You see, Nanaimo only helps women fleeing from an abusive partner, or you have to go to the regular women’s shelter. But with over 600 homeless people and only 75 beds for those people, it’s first come first served and once you get in you stay put…
So what do you do? Well you either partner up or put out for the night so a man or another person will stay with you, or you risk the danger of being attacked by vigillantes, taken by traffickers and pushed into sex work, or being robbed, raped or beaten because this has what our society has come to.. How anyone can just shrug and accept it until they have been put in this yucky situation is beyond my understanding.
I have always thought a bit differently than everyone I guess. My grandmother always said if you see someone with less than you or in need and you are able to help, then help them.
I understand we individuals are unable to help everyone with the cost of food and rent or mortgages – it is impossible to afford to help everyone, but as a community and a country we are able to afford to help those with less than others. We can afford to build the affordable housing so desperately needed in our communities. We CAN DO IT, we just have to want to and tell our city council to make our community better! That is why we have politicians! To do the work we ask to make our community better for all.

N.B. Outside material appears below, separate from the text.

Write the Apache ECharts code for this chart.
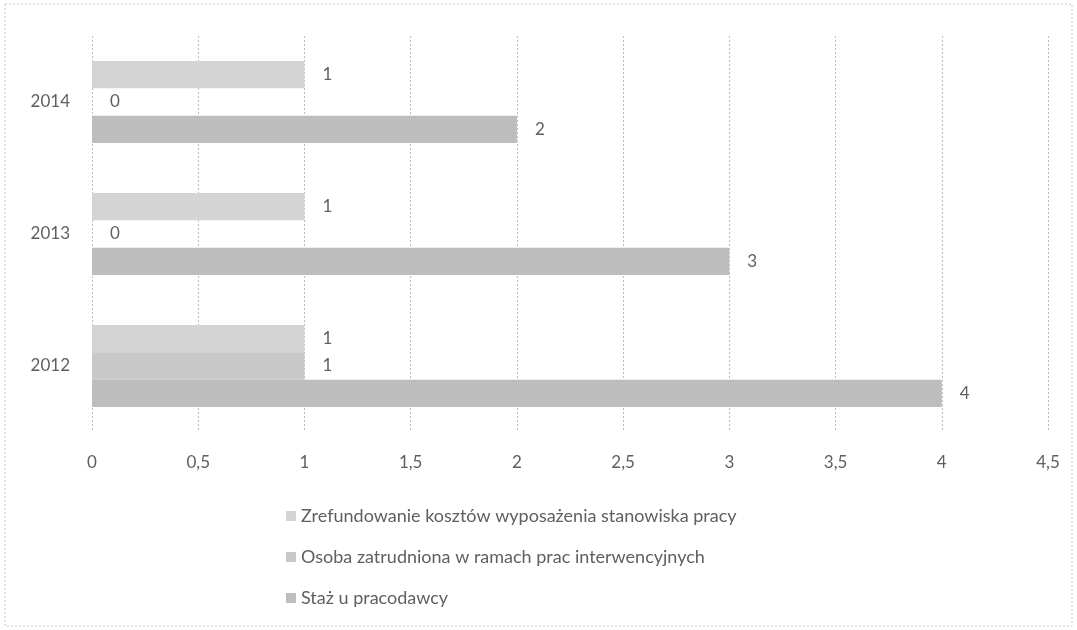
<!DOCTYPE html>
<html>
<head>
<meta charset="utf-8">
<script src="https://cdn.jsdelivr.net/npm/echarts@6/dist/echarts.min.js"></script>
<style>html,body{margin:0;padding:0;background:#fff}#c{width:1077px;height:630px}</style>
</head>
<body>
<div id="c"></div>
<script>
const categories = ['2012', '2013', '2014'];
const seriesNames = [
  'Zrefundowanie kosztów wyposażenia stanowiska pracy',
  'Osoba zatrudniona w ramach prac interwencyjnych',
  'Staż u pracodawcy'
];
const zrefundowanie = [1, 1, 1];
const osoba = [1, 0, 0];
const staz = [4, 3, 2];
const xTicks = [0, 0.5, 1, 1.5, 2, 2.5, 3, 3.5, 4, 4.5];

const chart = echarts.init(document.getElementById('c'));
const txt = '#5f5f5f';
const font = 'Lato, "Open Sans", sans-serif';
const label = {show: true, position: 'right', distance: 18, color: txt, fontSize: 17, fontFamily: font};
chart.setOption({
  animation: false,
  backgroundColor: '#fff',
  graphic: [{type: 'rect', shape: {x: 5, y: 4, width: 1067, height: 622}, style: {fill: 'none', stroke: '#c8c8c8', lineWidth: 1, lineDash: [2, 2]}, silent: true}],
  grid: {left: 92, right: 29, top: 36, bottom: 198, containLabel: false},
  xAxis: {
    type: 'value', min: xTicks[0], max: xTicks[xTicks.length - 1], interval: 0.5,
    axisLine: {show: false}, axisTick: {show: false},
    splitLine: {show: true, lineStyle: {color: '#bdbdbd', type: [2, 2], width: 1}},
    axisLabel: {color: txt, fontSize: 17, fontFamily: font, margin: 22,
      formatter: v => String(v).replace('.', ',')}
  },
  yAxis: {
    type: 'category', data: categories,
    axisLine: {show: false}, axisTick: {show: false},
    axisLabel: {color: txt, fontSize: 17, fontFamily: font, margin: 22}
  },
  legend: {
    orient: 'vertical', left: 281, top: 502, itemGap: 23,
    itemWidth: 10, itemHeight: 10, icon: 'rect',
    data: seriesNames,
    textStyle: {color: txt, fontSize: 18, fontFamily: font}
  },
  series: [
    {name: seriesNames[0], type: 'bar', data: zrefundowanie, itemStyle: {color: '#d4d4d4'}, label, barGap: '0%', barCategoryGap: '38%'},
    {name: seriesNames[1], type: 'bar', data: osoba, itemStyle: {color: '#c8c8c8'}, label, barGap: '0%', barCategoryGap: '38%'},
    {name: seriesNames[2], type: 'bar', data: staz, itemStyle: {color: '#bdbdbd'}, label, barGap: '0%', barCategoryGap: '38%'}
  ]
});
</script>
</body>
</html>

But when councils are receiving emails from a select few people that do not want change or to progress forward what does one do? I guess partner up and suck it up to be safe so we don’t face the ugliness that is out there or leave.
I’m saddened to admit I have had to leave the city I love in order to remain safe, I’ve had to leave my grandson because there was nowhere to be and that just isn’t right, to be blunt. 27 years I’ve lived in Nanaimo and contributed in a positive way whether paying taxes, being employed and helping business grow, helping those less fortunate and privileged than others. It seems like so many women these days, 44 with grown children, to be in a stage of life where we are expected to be married and own a home or even be in a second marriage. I chose a different route.
I chose to focus on my child and raise her as best I could on my own while supporting her relationship with her father so she had a good male role model. Why should I be punished for being a strong independent woman? Instead of finding support and help I have found women telling me to stay quiet, don’t rock the boat, keep my head down and do what I need to get what I need. This saddens me to no avail. The research has been done, points have been made and advice given so many times on this subject. It’s time to WAKE UP! So others don’t have to be traumatized and forced into situations they don’t want to be in.